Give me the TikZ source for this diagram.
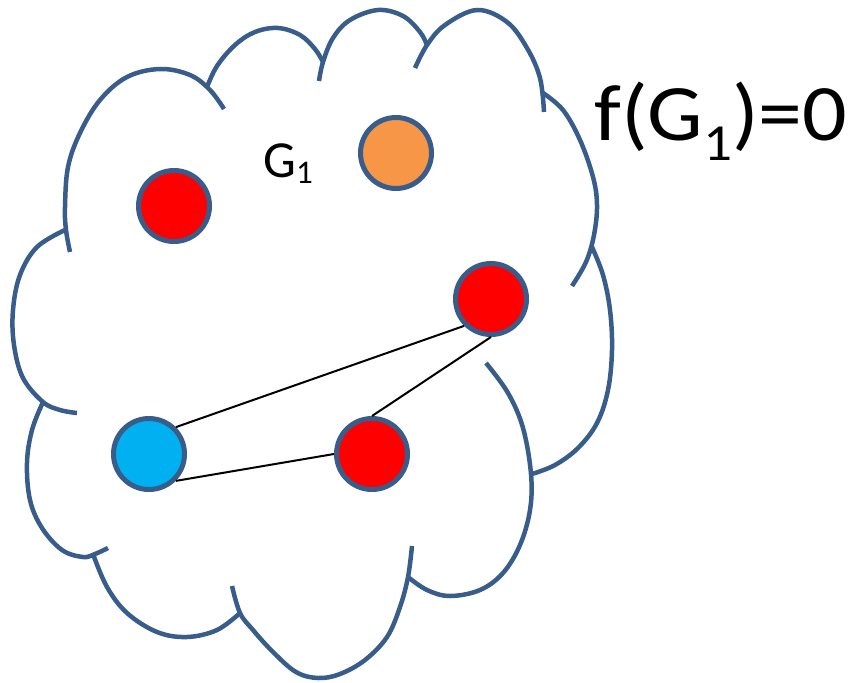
\documentclass[tikz,border=0pt]{standalone}
\usepackage{fontspec}
\setmainfont{Carlito}
\definecolor{edgeblue}{HTML}{385D8A}
\definecolor{nodered}{HTML}{FF0000}
\definecolor{nodeorange}{HTML}{F79646}
\definecolor{nodeblue}{HTML}{00B0F0}
\tikzset{
  cloudline/.style={draw=edgeblue, line width=4.5pt},
  vertex/.style={circle, draw=edgeblue, line width=5pt, minimum size=71pt, inner sep=0pt},
  link/.style={draw=black, line width=2pt}
}
\begin{document}
\begin{tikzpicture}[x=1pt, y=-1pt]
\useasboundingbox (0,0) rectangle (858,682);
% cloud lobes
\draw[cloudline] plot[smooth, tension=0.6] coordinates {(70,252) (66,230) (65,207) (68,167) (80,133) (100,100) (127,77) (160,69) (190,75) (210,90) (224,109)};
\draw[cloudline] plot[smooth, tension=0.6] coordinates {(207,87) (217,66) (235,45) (255,32) (278,28) (300,35) (315,49) (323,62)};
\draw[cloudline] plot[smooth, tension=0.6] coordinates {(319,81) (323,62) (333,38) (350,20) (378,10) (403,16) (420,32) (427,45)};
\draw[cloudline] plot[smooth, tension=0.6] coordinates {(415,68) (427,45) (445,25) (477,10) (507,22) (527,48) (540,78) (544,112)};
\draw[cloudline] plot[smooth, tension=0.6] coordinates {(543,93) (563,110) (580,140) (593,177) (597,205) (594,235) (586,262) (572,286)};
\draw[cloudline] plot[smooth, tension=0.6] coordinates {(592,247) (603,275) (610,310) (612,350) (608,390) (597,423) (578,448) (555,465) (532,474)};
\draw[cloudline] plot[smooth, tension=0.6] coordinates {(486,363) (508,393) (523,428) (531,474) (530,510) (520,545) (503,573) (480,590) (450,596) (427,590) (408,577)};
\draw[cloudline] plot[smooth, tension=0.6] coordinates {(412,546) (408,577) (400,607) (387,637) (365,660) (340,674) (318,678) (296,672) (273,652) (253,630) (240,613) (232,586)};
\draw[cloudline] plot[smooth, tension=0.6] coordinates {(240,613) (217,630) (187,637) (157,632) (127,613) (107,587) (93,554)};
\draw[cloudline] plot[smooth, tension=0.6] coordinates {(43,402) (32,430) (27,463) (30,500) (42,528) (62,550) (83,557) (95,554) (108,548)};
\draw[cloudline] plot[smooth, tension=0.6] coordinates {(65,230) (37,247) (20,275) (13,310) (14,345) (23,378) (43,402) (60,410) (77,413)};
% vertices
\node[vertex, fill=nodered] (r1) at (174,206) {};
\node[vertex, fill=nodeorange] (o1) at (396,153) {};
\node[vertex, fill=nodered] (r2) at (491,299) {};
\node[vertex, fill=nodeblue] (b1) at (149,454) {};
\node[vertex, fill=nodered] (r3) at (372,454) {};
% links
\draw[link] (b1.north east) -- (r2.south west);
\draw[link] (r2.south) -- (r3.north);
\draw[link] (b1.south east) -- (r3.west);
% labels
\node[anchor=base west, inner sep=0pt] (glabel) at (263,177) {\fontsize{52}{52}\selectfont G\raisebox{-6pt}{\fontsize{33}{33}\selectfont 1}};
\node[anchor=base west, inner sep=0pt] (flabel) at (594,140) {\scalebox{1.1}[1]{\fontsize{80}{80}\selectfont f(G\raisebox{-20pt}{\fontsize{52}{52}\selectfont 1})=0}};
\end{tikzpicture}
\end{document}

* * * * * * *

**GIVEN INSTRUCTION**
Reproduce the data above in full, exactly as it is, with the pictures left out.

**RESULT FOR THIS EXERCISE**
Give me the TikZ source for this diagram.
\documentclass[tikz,border=0pt]{standalone}
\usepackage{fontspec}
\setmainfont{Carlito}
\definecolor{edgeblue}{HTML}{385D8A}
\definecolor{nodered}{HTML}{FF0000}
\definecolor{nodeorange}{HTML}{F79646}
\definecolor{nodeblue}{HTML}{00B0F0}
\tikzset{
  cloudline/.style={draw=edgeblue, line width=4.5pt},
  vertex/.style={circle, draw=edgeblue, line width=5pt, minimum size=71pt, inner sep=0pt},
  link/.style={draw=black, line width=2pt}
}
\begin{document}
\begin{tikzpicture}[x=1pt, y=-1pt]
\useasboundingbox (0,0) rectangle (858,682);
% cloud lobes
\draw[cloudline] plot[smooth, tension=0.6] coordinates {(70,252) (66,230) (65,207) (68,167) (80,133) (100,100) (127,77) (160,69) (190,75) (210,90) (224,109)};
\draw[cloudline] plot[smooth, tension=0.6] coordinates {(207,87) (217,66) (235,45) (255,32) (278,28) (300,35) (315,49) (323,62)};
\draw[cloudline] plot[smooth, tension=0.6] coordinates {(319,81) (323,62) (333,38) (350,20) (378,10) (403,16) (420,32) (427,45)};
\draw[cloudline] plot[smooth, tension=0.6] coordinates {(415,68) (427,45) (445,25) (477,10) (507,22) (527,48) (540,78) (544,112)};
\draw[cloudline] plot[smooth, tension=0.6] coordinates {(543,93) (563,110) (580,140) (593,177) (597,205) (594,235) (586,262) (572,286)};
\draw[cloudline] plot[smooth, tension=0.6] coordinates {(592,247) (603,275) (610,310) (612,350) (608,390) (597,423) (578,448) (555,465) (532,474)};
\draw[cloudline] plot[smooth, tension=0.6] coordinates {(486,363) (508,393) (523,428) (531,474) (530,510) (520,545) (503,573) (480,590) (450,596) (427,590) (408,577)};
\draw[cloudline] plot[smooth, tension=0.6] coordinates {(412,546) (408,577) (400,607) (387,637) (365,660) (340,674) (318,678) (296,672) (273,652) (253,630) (240,613) (232,586)};
\draw[cloudline] plot[smooth, tension=0.6] coordinates {(240,613) (217,630) (187,637) (157,632) (127,613) (107,587) (93,554)};
\draw[cloudline] plot[smooth, tension=0.6] coordinates {(43,402) (32,430) (27,463) (30,500) (42,528) (62,550) (83,557) (95,554) (108,548)};
\draw[cloudline] plot[smooth, tension=0.6] coordinates {(65,230) (37,247) (20,275) (13,310) (14,345) (23,378) (43,402) (60,410) (77,413)};
% vertices
\node[vertex, fill=nodered] (r1) at (174,206) {};
\node[vertex, fill=nodeorange] (o1) at (396,153) {};
\node[vertex, fill=nodered] (r2) at (491,299) {};
\node[vertex, fill=nodeblue] (b1) at (149,454) {};
\node[vertex, fill=nodered] (r3) at (372,454) {};
% links
\draw[link] (b1.north east) -- (r2.south west);
\draw[link] (r2.south) -- (r3.north);
\draw[link] (b1.south east) -- (r3.west);
% labels
\node[anchor=base west, inner sep=0pt] (glabel) at (263,177) {\fontsize{52}{52}\selectfont G\raisebox{-6pt}{\fontsize{33}{33}\selectfont 1}};
\node[anchor=base west, inner sep=0pt] (flabel) at (594,140) {\scalebox{1.1}[1]{\fontsize{80}{80}\selectfont f(G\raisebox{-20pt}{\fontsize{52}{52}\selectfont 1})=0}};
\end{tikzpicture}
\end{document}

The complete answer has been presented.